The nuts and bolts of jail support are complicated and vary from district to district. The job is to make sure arrested people have bail, a ride home and, very importantly, emotional support. Actually finding out where they are being held is often tricky. And it’s nice to have snacks ready for them upon release. But the best part is cheering for them as they get out of jail. I know from experience how powerful this can be. There were 34 comrades arrested in total at the protest along with two fascists (who we weren’t particularly worried about supporting). The arrestees were spread all across the city, from East Boston to Roslindale. I went to the jail not too far from Government Center and got the fun of reliving my assault just a few hours earlier.
I met a few new comrades, some young and some old, all with stories of police brutality and resistance. An old friend of mine got to show Rod Webber the incredible stream he accidentally made of his own arrest.
But even taking the arrested home wasn’t the end of the whole affair. There was still court to worry about. That story is wild and still unfolding. A story for another time, most likely.
I spent the next couple days talking to journalists and going over footage of the day’s events. A few others and I were pretty shocked to realize how much of the day’s violence was directly instigated by Captain Jack Danilecki. But make no mistake, all the other cops were perfectly happy to go along with pepper-spray-mad Captain Jack on his mission to defeat the A.N.T.I.F.A. George Soros terrorists.

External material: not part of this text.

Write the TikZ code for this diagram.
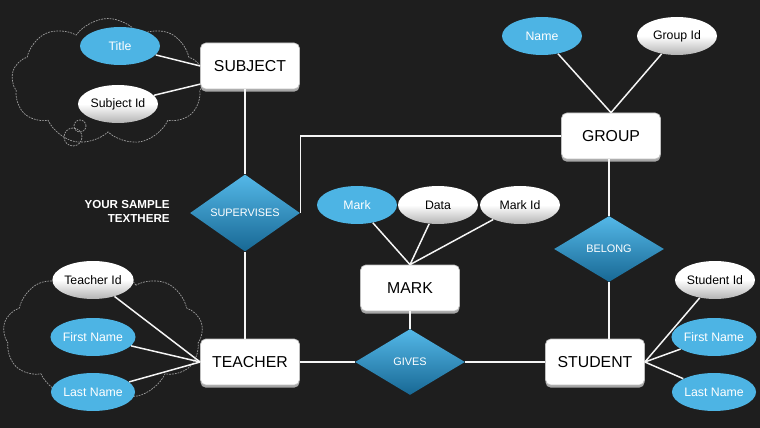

Boston’s police have always been bad, going back to well before I was born. They’ve never been friends or allies. They spent the month of August assaulting homeless people in the city core and destroying their private property, including one person’s wheelchair. Captain Jack couldn’t possibly be doing all of that on his own. And they make no effort to even pretend they want to keep Boston’s communities of color safe. They care about beating up queer folk and imaginary threats.
The DSA is already dedicated to the abolition of the police and prison system. Here in Boston, this work is entering a new, dangerous phase. Boston police have grown more aggressive to peaceful protest over the last few months, violently busting up a pro-choice protest of an anti-choice fundraiser. Given the brutality of the American government on the national scale, with ICE feeding children into concentration camps, the federal government enacting disaster capitalism over it’s colony of Puerto Rico and the roadblocks it threw up to accepting hurricane refugees from the Bahamas, we can expect the brutality of the government to increase even further. Economic signs point toward a recession soon and we’re already in the throes of growing climate catastrophe. The threat posed by the state is growing.
The Boston Police and Captain Jack Danilecki thought they could cow us into silence. They thought we were as afraid as they are. We are not. We are resolute, we are pissed, and we are just getting started.